One of those hires is Dr. Janette Nesheiwat, 48, who he chose to be the next surgeon general of the United States.
Nesheiwat is a highly respected, popular doctor who often makes appearances on Fox News and has talked at times about how the death of her father at a young age is what inspired her to get into medicine.
Over the weekend, according to the Daily Mail, The New York Times revealed that the doctor was involved in a freak accident at a young age that resulted in her father's death.
Reportedly taken from information contained in a police report from 1990, then-13-year-old Nesheiwat was in her father's bedroom attempting to locate a pair of scissors.
As she fumbled for the scissors in a tackle box on a shelf, it fell to the ground, and she reportedly heard a loud bang as a result, which ended up being a .38 caliber handgun that went off.
Unfortunately, the bullet from the gun struck her father in the head, and he died the next day in the hospital. Her father, Ben, was 44 at the time of his tragic and unfortunate death.
The Daily Mail noted:
‘I was in father’s bedroom at around 7.15am getting some scissors. I opened the fishing tackle box and the whole thing tipped over.
‘Something fell out of it and there was a loud noise. I saw blood on my father’s ear.’
Not surprisingly, the situation had a profound impact on the then-teenager, and it would inspire her to go on to seek out a career in medicine, citing the lack of being able to save him at the time of the bizarre, freak accident.
"When I was 13 years old I helplessly watched my dear father dying from an accident as blood was spurting everywhere. I couldn’t save his life. This was the start of my personal journey in life to become a physician," she wrote in her memoir, "Beyond The Stethoscope."
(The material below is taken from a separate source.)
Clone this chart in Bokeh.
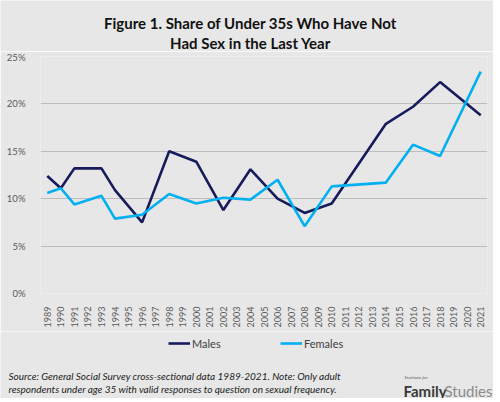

While virtually all of Trump's picks for his Cabinet and administration have been well received, Nesheiwat is on the edge of that warm reception, as many social media users pointed out that her stance during the pandemic on masks is a "deal breaker."
"Dr. Janette Nesheiwat supported masking kids in school. DEALBREAKER," Liz Wheeler wrote on X.
Another X user wrote, "We have to call out all bad appointments. It’s our duty. It’ll be to her benefit to go on shows like yours to tell the American people where she went wrong."
Others noted that in 2022 she seemed to have a change in thinking on the matter. She's expected to have a pretty straightforward Senate confirmation.